European traders encountered those sauces and adapted them, creating mushroom and other versions before tomatoes entered the picture. The United States later embraced tomato ketchup and helped turn it into a standard bottled staple. So the familiar red condiment became heavily Americanized, but its linguistic and culinary roots began far from U.S. shores.
Ice Cream Cone

Many Americans associate the ice cream cone with fairs, boardwalks, and old-fashioned summer treats, and the 1904 St. Louis World’s Fair is often credited with popularizing it. But edible cones appeared in Europe earlier, especially in France and Italy, where pastry makers were already shaping thin wafers into holders for sweets before the cone became an American sensation.
What happened in the United States was less a singular invention than a powerful burst of visibility and commercialization. Fair culture, amusement parks, and later ice cream shops made the cone feel distinctly American. Its wider fame may have blossomed in the U.S., but the edible vessel itself was not born there.
Pizza

Pizza is so common in America that it can be easy to forget it is fundamentally Italian.

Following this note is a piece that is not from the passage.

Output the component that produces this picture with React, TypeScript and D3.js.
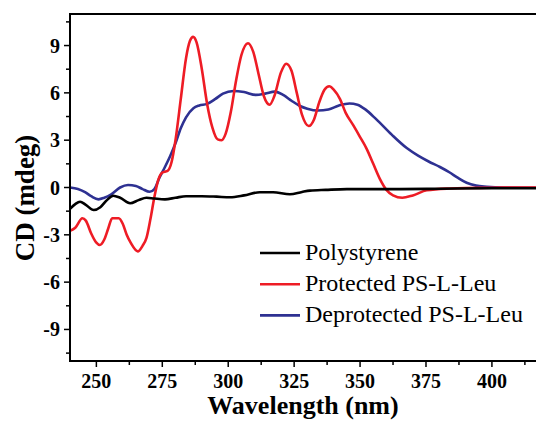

Modern pizza is most strongly associated with Naples, where flatbreads topped with tomato, cheese, and oil developed into the dish recognized today. Long before delivery boxes and giant New York slices, pizza was firmly rooted in southern Italian food culture.
Italian immigrants brought pizza to the United States, where it evolved into regional forms like New York, Chicago, and Detroit styles. Those variations became hugely influential and helped make pizza part of everyday American life. Still, the original invention belongs to Italy, even if America gave it some of its most famous reinventions.